What needs to be done :: No images are to be carried over; print all other material exactly as it stands.

Supplied information ::
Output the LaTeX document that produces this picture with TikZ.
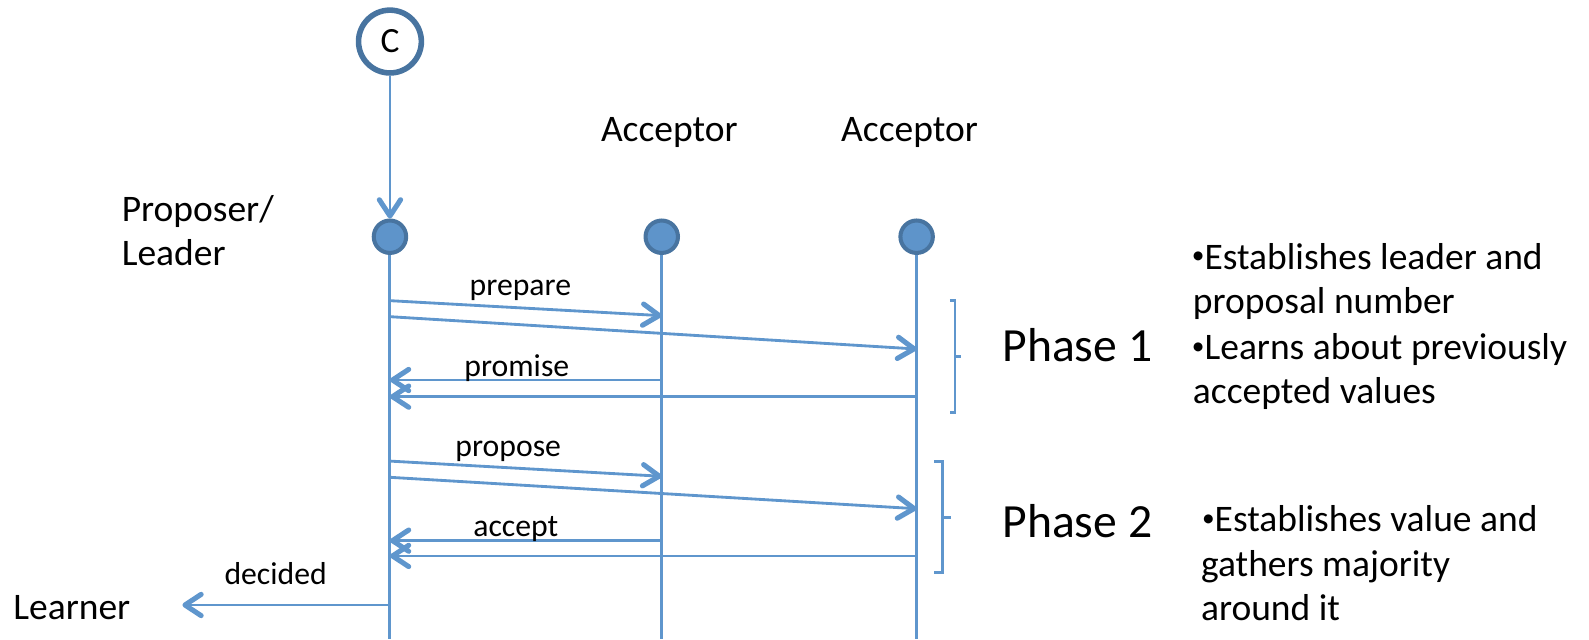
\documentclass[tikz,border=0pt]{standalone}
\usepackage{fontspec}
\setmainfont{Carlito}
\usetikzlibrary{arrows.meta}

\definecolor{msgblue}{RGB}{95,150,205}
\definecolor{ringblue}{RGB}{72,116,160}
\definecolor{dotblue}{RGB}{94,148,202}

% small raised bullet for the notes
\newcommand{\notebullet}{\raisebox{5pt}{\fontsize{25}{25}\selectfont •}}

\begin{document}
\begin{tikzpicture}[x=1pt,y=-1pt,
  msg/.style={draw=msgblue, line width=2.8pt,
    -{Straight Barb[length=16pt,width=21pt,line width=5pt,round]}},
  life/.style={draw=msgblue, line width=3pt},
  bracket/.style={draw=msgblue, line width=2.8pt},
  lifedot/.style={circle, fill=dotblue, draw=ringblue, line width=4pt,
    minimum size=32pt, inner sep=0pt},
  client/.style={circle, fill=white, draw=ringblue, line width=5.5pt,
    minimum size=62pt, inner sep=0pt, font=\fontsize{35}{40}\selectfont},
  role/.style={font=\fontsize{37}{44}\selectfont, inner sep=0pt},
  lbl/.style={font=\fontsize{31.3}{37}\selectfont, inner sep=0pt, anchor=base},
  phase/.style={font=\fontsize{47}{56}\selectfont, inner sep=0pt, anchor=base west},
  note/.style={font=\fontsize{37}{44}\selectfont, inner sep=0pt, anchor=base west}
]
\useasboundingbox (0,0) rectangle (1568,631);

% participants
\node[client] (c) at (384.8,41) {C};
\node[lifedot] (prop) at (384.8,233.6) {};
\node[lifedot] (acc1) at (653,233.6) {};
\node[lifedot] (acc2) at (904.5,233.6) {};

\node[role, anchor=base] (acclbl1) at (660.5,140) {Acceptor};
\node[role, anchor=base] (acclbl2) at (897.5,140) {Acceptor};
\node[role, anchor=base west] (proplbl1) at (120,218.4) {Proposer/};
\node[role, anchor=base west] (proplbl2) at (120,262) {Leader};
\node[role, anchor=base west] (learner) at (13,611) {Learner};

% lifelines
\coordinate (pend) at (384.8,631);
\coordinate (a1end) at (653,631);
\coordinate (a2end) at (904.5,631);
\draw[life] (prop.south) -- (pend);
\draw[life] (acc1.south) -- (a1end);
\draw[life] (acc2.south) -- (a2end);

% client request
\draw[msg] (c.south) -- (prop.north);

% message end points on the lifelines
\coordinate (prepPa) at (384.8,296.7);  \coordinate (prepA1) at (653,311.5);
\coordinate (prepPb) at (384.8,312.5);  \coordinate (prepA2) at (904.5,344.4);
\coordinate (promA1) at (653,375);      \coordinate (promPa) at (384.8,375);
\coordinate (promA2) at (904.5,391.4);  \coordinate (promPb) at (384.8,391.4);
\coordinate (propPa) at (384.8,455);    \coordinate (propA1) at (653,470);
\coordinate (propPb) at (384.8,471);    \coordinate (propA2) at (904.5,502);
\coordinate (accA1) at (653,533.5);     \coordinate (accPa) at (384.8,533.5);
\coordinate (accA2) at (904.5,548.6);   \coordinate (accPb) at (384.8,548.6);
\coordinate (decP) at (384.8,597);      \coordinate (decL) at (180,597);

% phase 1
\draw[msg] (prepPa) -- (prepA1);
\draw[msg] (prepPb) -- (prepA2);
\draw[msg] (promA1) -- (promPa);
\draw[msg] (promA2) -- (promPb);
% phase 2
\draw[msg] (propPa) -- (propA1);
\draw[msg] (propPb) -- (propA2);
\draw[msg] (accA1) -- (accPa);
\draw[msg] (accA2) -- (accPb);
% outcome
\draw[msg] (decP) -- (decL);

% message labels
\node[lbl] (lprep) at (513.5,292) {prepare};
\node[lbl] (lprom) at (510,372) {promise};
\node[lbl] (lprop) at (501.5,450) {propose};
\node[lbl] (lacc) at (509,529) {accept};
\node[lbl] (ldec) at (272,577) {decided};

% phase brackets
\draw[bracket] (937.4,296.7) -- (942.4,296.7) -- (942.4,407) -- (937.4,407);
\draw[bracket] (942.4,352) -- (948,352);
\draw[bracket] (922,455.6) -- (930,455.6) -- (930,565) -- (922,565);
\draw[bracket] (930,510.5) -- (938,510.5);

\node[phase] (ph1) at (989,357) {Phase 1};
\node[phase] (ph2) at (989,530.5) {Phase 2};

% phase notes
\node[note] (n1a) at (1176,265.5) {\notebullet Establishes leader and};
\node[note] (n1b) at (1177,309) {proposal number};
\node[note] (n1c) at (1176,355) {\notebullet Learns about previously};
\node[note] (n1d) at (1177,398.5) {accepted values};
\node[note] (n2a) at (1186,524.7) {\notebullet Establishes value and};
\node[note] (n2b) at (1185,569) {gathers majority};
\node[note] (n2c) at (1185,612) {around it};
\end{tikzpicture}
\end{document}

The response ::
Output the LaTeX document that produces this picture with TikZ.
\documentclass[tikz,border=0pt]{standalone}
\usepackage{fontspec}
\setmainfont{Carlito}
\usetikzlibrary{arrows.meta}

\definecolor{msgblue}{RGB}{95,150,205}
\definecolor{ringblue}{RGB}{72,116,160}
\definecolor{dotblue}{RGB}{94,148,202}

% small raised bullet for the notes
\newcommand{\notebullet}{\raisebox{5pt}{\fontsize{25}{25}\selectfont •}}

\begin{document}
\begin{tikzpicture}[x=1pt,y=-1pt,
  msg/.style={draw=msgblue, line width=2.8pt,
    -{Straight Barb[length=16pt,width=21pt,line width=5pt,round]}},
  life/.style={draw=msgblue, line width=3pt},
  bracket/.style={draw=msgblue, line width=2.8pt},
  lifedot/.style={circle, fill=dotblue, draw=ringblue, line width=4pt,
    minimum size=32pt, inner sep=0pt},
  client/.style={circle, fill=white, draw=ringblue, line width=5.5pt,
    minimum size=62pt, inner sep=0pt, font=\fontsize{35}{40}\selectfont},
  role/.style={font=\fontsize{37}{44}\selectfont, inner sep=0pt},
  lbl/.style={font=\fontsize{31.3}{37}\selectfont, inner sep=0pt, anchor=base},
  phase/.style={font=\fontsize{47}{56}\selectfont, inner sep=0pt, anchor=base west},
  note/.style={font=\fontsize{37}{44}\selectfont, inner sep=0pt, anchor=base west}
]
\useasboundingbox (0,0) rectangle (1568,631);

% participants
\node[client] (c) at (384.8,41) {C};
\node[lifedot] (prop) at (384.8,233.6) {};
\node[lifedot] (acc1) at (653,233.6) {};
\node[lifedot] (acc2) at (904.5,233.6) {};

\node[role, anchor=base] (acclbl1) at (660.5,140) {Acceptor};
\node[role, anchor=base] (acclbl2) at (897.5,140) {Acceptor};
\node[role, anchor=base west] (proplbl1) at (120,218.4) {Proposer/};
\node[role, anchor=base west] (proplbl2) at (120,262) {Leader};
\node[role, anchor=base west] (learner) at (13,611) {Learner};

% lifelines
\coordinate (pend) at (384.8,631);
\coordinate (a1end) at (653,631);
\coordinate (a2end) at (904.5,631);
\draw[life] (prop.south) -- (pend);
\draw[life] (acc1.south) -- (a1end);
\draw[life] (acc2.south) -- (a2end);

% client request
\draw[msg] (c.south) -- (prop.north);

% message end points on the lifelines
\coordinate (prepPa) at (384.8,296.7);  \coordinate (prepA1) at (653,311.5);
\coordinate (prepPb) at (384.8,312.5);  \coordinate (prepA2) at (904.5,344.4);
\coordinate (promA1) at (653,375);      \coordinate (promPa) at (384.8,375);
\coordinate (promA2) at (904.5,391.4);  \coordinate (promPb) at (384.8,391.4);
\coordinate (propPa) at (384.8,455);    \coordinate (propA1) at (653,470);
\coordinate (propPb) at (384.8,471);    \coordinate (propA2) at (904.5,502);
\coordinate (accA1) at (653,533.5);     \coordinate (accPa) at (384.8,533.5);
\coordinate (accA2) at (904.5,548.6);   \coordinate (accPb) at (384.8,548.6);
\coordinate (decP) at (384.8,597);      \coordinate (decL) at (180,597);

% phase 1
\draw[msg] (prepPa) -- (prepA1);
\draw[msg] (prepPb) -- (prepA2);
\draw[msg] (promA1) -- (promPa);
\draw[msg] (promA2) -- (promPb);
% phase 2
\draw[msg] (propPa) -- (propA1);
\draw[msg] (propPb) -- (propA2);
\draw[msg] (accA1) -- (accPa);
\draw[msg] (accA2) -- (accPb);
% outcome
\draw[msg] (decP) -- (decL);

% message labels
\node[lbl] (lprep) at (513.5,292) {prepare};
\node[lbl] (lprom) at (510,372) {promise};
\node[lbl] (lprop) at (501.5,450) {propose};
\node[lbl] (lacc) at (509,529) {accept};
\node[lbl] (ldec) at (272,577) {decided};

% phase brackets
\draw[bracket] (937.4,296.7) -- (942.4,296.7) -- (942.4,407) -- (937.4,407);
\draw[bracket] (942.4,352) -- (948,352);
\draw[bracket] (922,455.6) -- (930,455.6) -- (930,565) -- (922,565);
\draw[bracket] (930,510.5) -- (938,510.5);

\node[phase] (ph1) at (989,357) {Phase 1};
\node[phase] (ph2) at (989,530.5) {Phase 2};

% phase notes
\node[note] (n1a) at (1176,265.5) {\notebullet Establishes leader and};
\node[note] (n1b) at (1177,309) {proposal number};
\node[note] (n1c) at (1176,355) {\notebullet Learns about previously};
\node[note] (n1d) at (1177,398.5) {accepted values};
\node[note] (n2a) at (1186,524.7) {\notebullet Establishes value and};
\node[note] (n2b) at (1185,569) {gathers majority};
\node[note] (n2c) at (1185,612) {around it};
\end{tikzpicture}
\end{document}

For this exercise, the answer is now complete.